Entertainment

How 'Bridget Jones' Gets The Agony Of NYE Right

Was New Year's Eve invented to sell gym memberships, waxing sessions, and kale? No, but I swear it feels like it sometimes. No movie has skewered the horrific cycle of self-improvement and failure that New Year's resolutions represent like Bridget Jones's Diary . While movies like When Harry Met Sally and (obviously) New Year's Eve show the holiday to be some kind of magical evening of do-overs and new beginnings, Bridget tells the truth. It's just a day. Beginnings and endings can happen anytime. And it's not fair to put deadlines on your own personal growth. The Bridget Jones' Diary New Year's Eve scene is a classic because it speaks to anyone who disappointed themselves this year. And it tells them to lay off.

Bridget Jones' Diary opens on New Year's Day. British singleton Bridget spends the first half with her parents and their friends at her mother's annual Turkey Curry Buffet, wearing a hideous festive vest and embarrassing herself in front of wealthy barrister Mark Darcy. (Who's wearing something equally stupid.) The second half, she spends with pajamas, Frasier reruns, and the easy listening weeper "All By Myself." By the next morning, she's christened the titular diary and committed to her resolutions: first, to lose 20 pounds; second, to always put last night's panties in the laundry basket; and third, to find a "nice, sensible boyfriend to go out with." Bridget's theory is that if she can clean up her life in a few areas, she'll be magically happy and confident. It's a resolution trap that so many fall into, because it doesn't take into account the snags that can't be planned for (like Bridget's mother taking up with a overly tanned TV salesman) and the problems that will still be there even if all the boxes get checked.

By the next New Year's, Bridget has dealt with upheaval in every part of her life. Her parents separate for a while and then get back together; she dates and dumps her roguish boss and fantasy object, Daniel Cleaver; and she quits the publishing job where aforementioned boss is more interested in the length of her skirt than any of her work and finds a new one in TV that's ridiculous but somehow rewarding. She also has quite a few more run-ins with Mark Darcy, through which they both come to realize that their first impressions of each other may have been slightly correct (her: drunk, him: stuffy) but certainly didn't tell the whole story.

Bridget hasn't curbed her drinking or her smoking. She hasn't hit her goal weight. And she made as many embarrassing mistakes as she probably did the year before. But she doesn't need to have done any of those things to have kicked a bad relationship to the curb, made a major career move, or have been a supportive daughter and friend.
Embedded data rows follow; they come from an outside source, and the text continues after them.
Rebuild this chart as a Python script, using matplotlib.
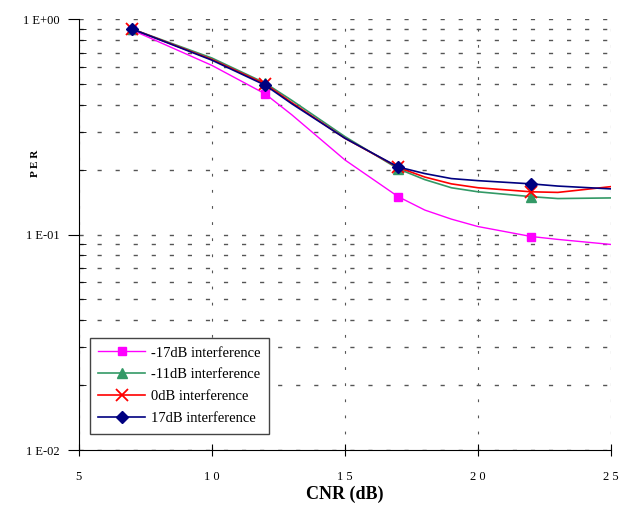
import matplotlib.pyplot as plt
from matplotlib.ticker import LogLocator, NullFormatter

# CNR points (dB)
cnr = [7, 10, 12, 13, 15, 17, 18, 19, 20, 22, 23, 25]
marker_idx = [0, 2, 5, 9]  # markers only at 7, 12, 17, 22 dB

per_m17 = [0.89, 0.61, 0.45, 0.36, 0.222, 0.150, 0.130, 0.118, 0.109, 0.098, 0.095, 0.090]
per_m11 = [0.90, 0.66, 0.505, 0.42, 0.285, 0.202, 0.180, 0.165, 0.158, 0.150, 0.147, 0.148]
per_0 = [0.90, 0.65, 0.50, 0.41, 0.28, 0.205, 0.185, 0.172, 0.165, 0.158, 0.157, 0.167]
per_17 = [0.90, 0.645, 0.494, 0.405, 0.28, 0.206, 0.192, 0.182, 0.178, 0.172, 0.168, 0.163]

labels = ['-17dB interference', '-11dB interference', '0dB interference', '17dB interference']
x_ticks = [5, 10, 15, 20, 25]
x_tick_labels = ['5', '1 0', '1 5', '2 0', '2 5']
y_ticks = [0.01, 0.1, 1]
y_tick_labels = ['1 E-02', '1 E-01', '1 E+00']

plt.rcParams['font.family'] = ['Liberation Serif', 'DejaVu Serif']

fig = plt.figure(figsize=(6.21, 5.32), dpi=100)
ax = fig.add_axes([0.127, 0.154, 0.857, 0.81])

ax.plot(cnr, per_m17, color='#FF00FF', lw=1, marker='s', ms=6, markevery=marker_idx, label=labels[0])
ax.plot(cnr, per_m11, color='#339966', lw=1.2, marker='^', ms=7, markevery=marker_idx, label=labels[1])
ax.plot(cnr, per_0, color='#FF0000', lw=1.2, marker='x', ms=8, mew=1.3, markevery=marker_idx, label=labels[2])
ax.plot(cnr, per_17, color='#000080', lw=1.2, marker='D', ms=6, markevery=marker_idx, label=labels[3])

ax.set_yscale('log')
ax.set_xlim(5, 25)
ax.set_ylim(0.01, 1)

ax.set_xticks(x_ticks)
ax.set_xticklabels(x_tick_labels, fontsize=9)
ax.set_yticks(y_ticks)
ax.set_yticklabels(y_tick_labels, fontsize=9)
ax.yaxis.set_minor_locator(LogLocator(base=10, subs=range(2, 10)))
ax.yaxis.set_minor_formatter(NullFormatter())

ax.tick_params(axis='x', which='major', direction='inout', length=8, pad=11)
ax.tick_params(axis='y', which='major', direction='out', length=8, pad=6)
ax.tick_params(axis='y', which='minor', direction='in', length=5)

# dashed grid
ax.grid(True, which='both', axis='y', color='#555555', lw=1, linestyle=(0, (3, 10)))
ax.grid(True, which='major', axis='x', color='#555555', lw=0.8, linestyle=(0, (2.5, 12)))

ax.spines['top'].set_visible(False)
ax.spines['right'].set_visible(False)

ax.set_ylabel('P E R', fontsize=8, fontweight='bold')
ax.yaxis.set_label_coords(-0.073, 0.666)
ax.set_xlabel('CNR (dB)', fontsize=13, fontweight='bold', labelpad=2)

leg = ax.legend(loc='lower left', bbox_to_anchor=(0.02, 0.037), borderaxespad=0, fontsize=10.5,
                frameon=True, fancybox=False, edgecolor='#444444', framealpha=1, handlelength=3.2,
                labelspacing=0.6, borderpad=0.6, handletextpad=0.4)
leg.get_frame().set_linewidth(1)

plt.savefig('out.png', dpi=100)
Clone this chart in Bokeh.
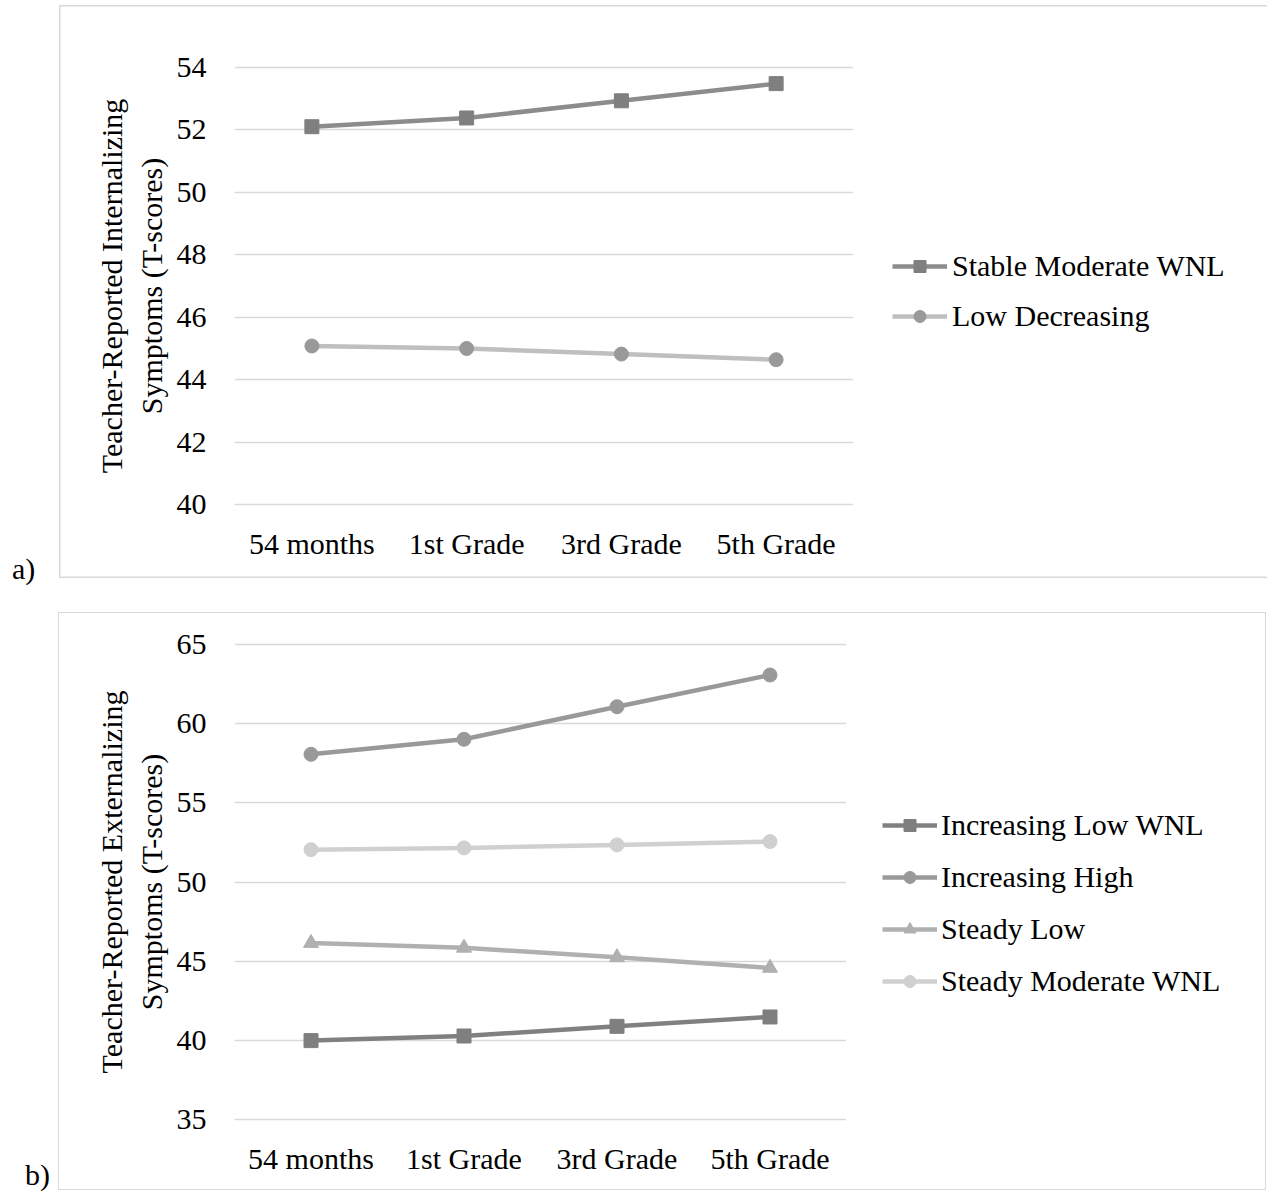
from bokeh.plotting import figure
from bokeh.models import FixedTicker, Range1d, Legend, LegendItem, Div
from bokeh.layouts import column, row
from bokeh.embed import file_html
from bokeh.resources import INLINE

# ---------------- data ----------------
categories = ["54 months", "1st Grade", "3rd Grade", "5th Grade"]

# panel a) internalizing
stable_moderate_wnl = [52.10, 52.38, 52.93, 53.48]
low_decreasing = [45.08, 45.00, 44.82, 44.64]
yticks_a = [40, 42, 44, 46, 48, 50, 52, 54]

# panel b) externalizing
increasing_low_wnl = [40.00, 40.29, 40.90, 41.49]
increasing_high = [58.05, 59.00, 61.05, 63.05]
steady_low = [46.15, 45.85, 45.25, 44.58]
steady_moderate_wnl = [52.04, 52.15, 52.34, 52.55]
yticks_b = [35, 40, 45, 50, 55, 60, 65]

FONT = "Liberation Serif"
FS = "30px"
GRID = "#d9d9d9"


def draw_series(p, series, visible=True):
    out = []
    for name, vals, lc, marker, mc, ms in series:
        rl = p.line(categories, vals, line_color=lc, line_width=4.5, line_join="round",
                    visible=visible)
        rm = p.scatter(categories, vals, marker=marker, size=ms, fill_color=mc,
                       line_color=mc, visible=visible)
        out.append((name, rl, rm))
    return out


def make_plot(width, height, mb, yrange, yticks, ylabel, series):
    p = figure(x_range=categories, y_range=Range1d(*yrange), width=width, height=height,
               output_backend="svg", toolbar_location=None,
               min_border_left=mb[0], min_border_right=mb[1],
               min_border_top=mb[2], min_border_bottom=mb[3])
    p.outline_line_color = None
    p.background_fill_alpha = 0
    p.border_fill_alpha = 0
    p.xgrid.grid_line_color = None
    p.ygrid.grid_line_color = GRID
    p.ygrid.grid_line_width = 1.5
    p.yaxis.ticker = FixedTicker(ticks=yticks)
    for ax in (p.xaxis[0], p.yaxis[0]):
        ax.axis_line_color = None
        ax.major_tick_line_color = None
        ax.minor_tick_line_color = None
        ax.major_tick_out = 0
        ax.major_tick_in = 0
        ax.major_label_text_font = FONT
        ax.major_label_text_font_size = FS
        ax.major_label_text_color = "black"
    p.xaxis.major_label_standoff = 20
    p.yaxis.major_label_standoff = 28
    p.yaxis.axis_label = ylabel
    p.yaxis.axis_label_text_font = FONT
    p.yaxis.axis_label_text_font_size = FS
    p.yaxis.axis_label_text_font_style = "normal"
    p.yaxis.axis_label_text_color = "black"
    p.yaxis.axis_label_standoff = 6
    draw_series(p, series)
    return p


def make_legend_fig(width, height, yrange, series, loc, spacing, standoff):
    lf = figure(x_range=categories, y_range=Range1d(*yrange), width=width, height=height,
                output_backend="svg", toolbar_location=None, min_border=0,
                x_axis_location=None, y_axis_location=None)
    lf.outline_line_color = None
    lf.background_fill_alpha = 0
    lf.border_fill_alpha = 0
    lf.grid.visible = False
    rs = draw_series(lf, series, visible=False)
    items = [LegendItem(label=n, renderers=[rl, rm]) for n, rl, rm in rs]
    legend = Legend(items=items, location=loc, glyph_width=55, glyph_height=30,
                    label_height=30, spacing=spacing, padding=0, margin=0,
                    label_standoff=standoff, border_line_color=None,
                    background_fill_alpha=0, inactive_fill_alpha=0,
                    label_text_font=FONT, label_text_font_size=FS,
                    label_text_color="black")
    lf.add_layout(legend)
    return lf


def tag_div(text, width, height, left, top):
    html = ('<div style="position:absolute; left:%dpx; top:%dpx; '
            'font-family:\'Liberation Serif\'; font-size:30px; line-height:30px; '
            'color:black; white-space:nowrap;">%s</div>' % (left, top, text))
    return Div(text=html, width=width, height=height, margin=0,
               styles={"position": "relative"})


series_a = [
    ("Stable Moderate WNL", stable_moderate_wnl, "#8c8c8c", "square", "#7f7f7f", 14),
    ("Low Decreasing", low_decreasing, "#bfbfbf", "circle", "#999999", 14),
]
series_b = [
    ("Increasing Low WNL", increasing_low_wnl, "#808080", "square", "#7f7f7f", 14),
    ("Increasing High", increasing_high, "#999999", "circle", "#999999", 14),
    ("Steady Low", steady_low, "#b0b0b0", "triangle", "#b0b0b0", 15),
    ("Steady Moderate WNL", steady_moderate_wnl, "#d0d0d0", "circle", "#d0d0d0", 14),
]

yr_a = (39.94, 54.06)
yr_b = (34.9, 65.1)

pa = make_plot(794, 573, (175, 0, 60, 72), yr_a, yticks_a,
               "Teacher-Reported Internalizing\nSymptoms (T-scores)", series_a)
la = make_legend_fig(414, 573, yr_a, series_a, (39, 173), 16, 5)
pb = make_plot(788, 578, (176, 0, 30, 69), yr_b, yticks_b,
               "Teacher-Reported Externalizing\nSymptoms (T-scores)", series_b)
lb = make_legend_fig(420, 578, yr_b, series_b, (36, 123), 18, 4)

# panel a's frame runs off the right edge of the page: no right-hand line
style_a = {"box-shadow": "inset 1.5px 0 0 #d9d9d9, inset 0 1.5px 0 #d9d9d9, "
                         "inset 0 -1.5px 0 #d9d9d9",
           "background-color": "white"}
style_b = {"outline": "1.5px solid #d9d9d9", "outline-offset": "-1.5px"}
box_a = row(pa, la, spacing=0, styles=style_a, margin=(5, 0, 0, 0))
box_b = row(pb, lb, spacing=0, styles=style_b, margin=(34, 0, 0, 0))

div_a = tag_div("a)", 59, 578, 12, 554)
div_b = tag_div("b)", 58, 612, 25, 582)

layout = column(row(div_a, box_a, spacing=0), row(div_b, box_b, spacing=0), spacing=0)
open("out.html", "w").write(file_html(layout, INLINE))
When Mark tells Bridget that he's fond of her, he refuses to include the qualifier that she expects. Instead, "Just as you are," is exactly what Bridget, self-improvement addict, needs to hear.

Bridget and Mark finally get together one year after the film begins just as her friends are about to whisk her off to Paris. While Bridget is changing into the "genuinely tiny knickers" she's been saving for just such an occasion, Mark stumbles upon her diary and reads a few choice selections. It's the chronicle of her year in missteps and victories, including all her misplaced anger towards the man she judged too quickly. ("No wonder his clever wife left him.") Mark leaves the flat without telling her where he's going, and Bridget chases him down a snowy London street in just a sweater and panties, knowing what he must have read.

I didn't mean it. I mean, I meant it. But I was so stupid, I didn't mean what I meant. For Christ's sakes, it's only a diary. Everyone knows diaries are just full of crap.

Diaries are "full of crap" because they're never really done. Every feeling that Bridget had and wrote down was valid at the time, and one of the reasons Mark is such a wonderful romantic hero is that he knows that she's entitled to them. She lets herself change in the ways that really matter, and that kind of development can't be quantified.

The New Year's Eve scene in Bridget Jones' Diary is sweet and romantic, but I love it because reminds me not to judge myself too harshly and that everyone deserves the room to be wrong once in a while.